=== Stated problem ===
Would you return all of this data exactly, leaving nothing out?
-- begin Data lines --
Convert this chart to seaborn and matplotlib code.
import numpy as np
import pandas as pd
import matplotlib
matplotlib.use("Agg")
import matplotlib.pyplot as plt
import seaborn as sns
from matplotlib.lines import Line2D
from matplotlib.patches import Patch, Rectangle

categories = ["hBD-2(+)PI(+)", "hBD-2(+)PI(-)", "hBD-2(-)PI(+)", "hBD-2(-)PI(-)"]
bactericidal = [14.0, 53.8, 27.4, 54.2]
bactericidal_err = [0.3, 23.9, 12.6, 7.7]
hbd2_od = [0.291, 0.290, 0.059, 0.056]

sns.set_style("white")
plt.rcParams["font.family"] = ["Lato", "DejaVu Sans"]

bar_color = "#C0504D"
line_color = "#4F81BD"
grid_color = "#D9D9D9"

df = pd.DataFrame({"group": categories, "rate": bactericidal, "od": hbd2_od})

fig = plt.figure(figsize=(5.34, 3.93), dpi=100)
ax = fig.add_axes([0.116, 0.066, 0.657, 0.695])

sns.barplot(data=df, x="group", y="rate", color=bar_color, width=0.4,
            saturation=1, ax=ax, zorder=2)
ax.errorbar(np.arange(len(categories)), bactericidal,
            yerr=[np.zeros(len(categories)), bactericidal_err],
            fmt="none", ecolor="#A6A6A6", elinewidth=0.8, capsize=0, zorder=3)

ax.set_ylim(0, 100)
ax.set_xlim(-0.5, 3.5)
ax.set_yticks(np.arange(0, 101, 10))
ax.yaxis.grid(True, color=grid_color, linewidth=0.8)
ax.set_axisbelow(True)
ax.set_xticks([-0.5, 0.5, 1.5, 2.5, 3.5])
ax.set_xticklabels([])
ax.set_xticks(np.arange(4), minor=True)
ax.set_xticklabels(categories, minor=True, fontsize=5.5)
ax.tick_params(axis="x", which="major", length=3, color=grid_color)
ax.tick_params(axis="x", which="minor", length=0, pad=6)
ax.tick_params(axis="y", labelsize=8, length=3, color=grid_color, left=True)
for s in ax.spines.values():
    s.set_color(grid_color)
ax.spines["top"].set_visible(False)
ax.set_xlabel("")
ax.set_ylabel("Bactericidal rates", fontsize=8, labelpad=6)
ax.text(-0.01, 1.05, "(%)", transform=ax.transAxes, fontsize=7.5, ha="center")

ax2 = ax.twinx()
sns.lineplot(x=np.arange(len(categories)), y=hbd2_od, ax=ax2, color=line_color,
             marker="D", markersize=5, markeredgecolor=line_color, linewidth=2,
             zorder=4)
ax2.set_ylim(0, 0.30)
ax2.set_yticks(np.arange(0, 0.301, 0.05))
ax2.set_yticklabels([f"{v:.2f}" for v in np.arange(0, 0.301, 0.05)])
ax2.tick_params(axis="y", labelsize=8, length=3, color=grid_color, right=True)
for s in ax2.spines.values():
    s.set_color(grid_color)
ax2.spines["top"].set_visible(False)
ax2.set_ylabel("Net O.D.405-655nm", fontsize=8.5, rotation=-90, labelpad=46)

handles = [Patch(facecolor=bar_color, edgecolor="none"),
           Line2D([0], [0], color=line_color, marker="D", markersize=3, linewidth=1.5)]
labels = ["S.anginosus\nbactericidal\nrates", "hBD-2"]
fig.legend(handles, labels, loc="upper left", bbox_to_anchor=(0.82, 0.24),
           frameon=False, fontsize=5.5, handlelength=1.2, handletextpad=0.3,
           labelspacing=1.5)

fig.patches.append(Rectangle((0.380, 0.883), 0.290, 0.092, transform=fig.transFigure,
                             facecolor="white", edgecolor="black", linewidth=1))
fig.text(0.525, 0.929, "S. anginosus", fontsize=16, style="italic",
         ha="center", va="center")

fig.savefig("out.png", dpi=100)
-- end Data lines --
=== Final result ===
Convert this chart to seaborn and matplotlib code.
import numpy as np
import pandas as pd
import matplotlib
matplotlib.use("Agg")
import matplotlib.pyplot as plt
import seaborn as sns
from matplotlib.lines import Line2D
from matplotlib.patches import Patch, Rectangle

categories = ["hBD-2(+)PI(+)", "hBD-2(+)PI(-)", "hBD-2(-)PI(+)", "hBD-2(-)PI(-)"]
bactericidal = [14.0, 53.8, 27.4, 54.2]
bactericidal_err = [0.3, 23.9, 12.6, 7.7]
hbd2_od = [0.291, 0.290, 0.059, 0.056]

sns.set_style("white")
plt.rcParams["font.family"] = ["Lato", "DejaVu Sans"]

bar_color = "#C0504D"
line_color = "#4F81BD"
grid_color = "#D9D9D9"

df = pd.DataFrame({"group": categories, "rate": bactericidal, "od": hbd2_od})

fig = plt.figure(figsize=(5.34, 3.93), dpi=100)
ax = fig.add_axes([0.116, 0.066, 0.657, 0.695])

sns.barplot(data=df, x="group", y="rate", color=bar_color, width=0.4,
            saturation=1, ax=ax, zorder=2)
ax.errorbar(np.arange(len(categories)), bactericidal,
            yerr=[np.zeros(len(categories)), bactericidal_err],
            fmt="none", ecolor="#A6A6A6", elinewidth=0.8, capsize=0, zorder=3)

ax.set_ylim(0, 100)
ax.set_xlim(-0.5, 3.5)
ax.set_yticks(np.arange(0, 101, 10))
ax.yaxis.grid(True, color=grid_color, linewidth=0.8)
ax.set_axisbelow(True)
ax.set_xticks([-0.5, 0.5, 1.5, 2.5, 3.5])
ax.set_xticklabels([])
ax.set_xticks(np.arange(4), minor=True)
ax.set_xticklabels(categories, minor=True, fontsize=5.5)
ax.tick_params(axis="x", which="major", length=3, color=grid_color)
ax.tick_params(axis="x", which="minor", length=0, pad=6)
ax.tick_params(axis="y", labelsize=8, length=3, color=grid_color, left=True)
for s in ax.spines.values():
    s.set_color(grid_color)
ax.spines["top"].set_visible(False)
ax.set_xlabel("")
ax.set_ylabel("Bactericidal rates", fontsize=8, labelpad=6)
ax.text(-0.01, 1.05, "(%)", transform=ax.transAxes, fontsize=7.5, ha="center")

ax2 = ax.twinx()
sns.lineplot(x=np.arange(len(categories)), y=hbd2_od, ax=ax2, color=line_color,
             marker="D", markersize=5, markeredgecolor=line_color, linewidth=2,
             zorder=4)
ax2.set_ylim(0, 0.30)
ax2.set_yticks(np.arange(0, 0.301, 0.05))
ax2.set_yticklabels([f"{v:.2f}" for v in np.arange(0, 0.301, 0.05)])
ax2.tick_params(axis="y", labelsize=8, length=3, color=grid_color, right=True)
for s in ax2.spines.values():
    s.set_color(grid_color)
ax2.spines["top"].set_visible(False)
ax2.set_ylabel("Net O.D.405-655nm", fontsize=8.5, rotation=-90, labelpad=46)

handles = [Patch(facecolor=bar_color, edgecolor="none"),
           Line2D([0], [0], color=line_color, marker="D", markersize=3, linewidth=1.5)]
labels = ["S.anginosus\nbactericidal\nrates", "hBD-2"]
fig.legend(handles, labels, loc="upper left", bbox_to_anchor=(0.82, 0.24),
           frameon=False, fontsize=5.5, handlelength=1.2, handletextpad=0.3,
           labelspacing=1.5)

fig.patches.append(Rectangle((0.380, 0.883), 0.290, 0.092, transform=fig.transFigure,
                             facecolor="white", edgecolor="black", linewidth=1))
fig.text(0.525, 0.929, "S. anginosus", fontsize=16, style="italic",
         ha="center", va="center")

fig.savefig("out.png", dpi=100)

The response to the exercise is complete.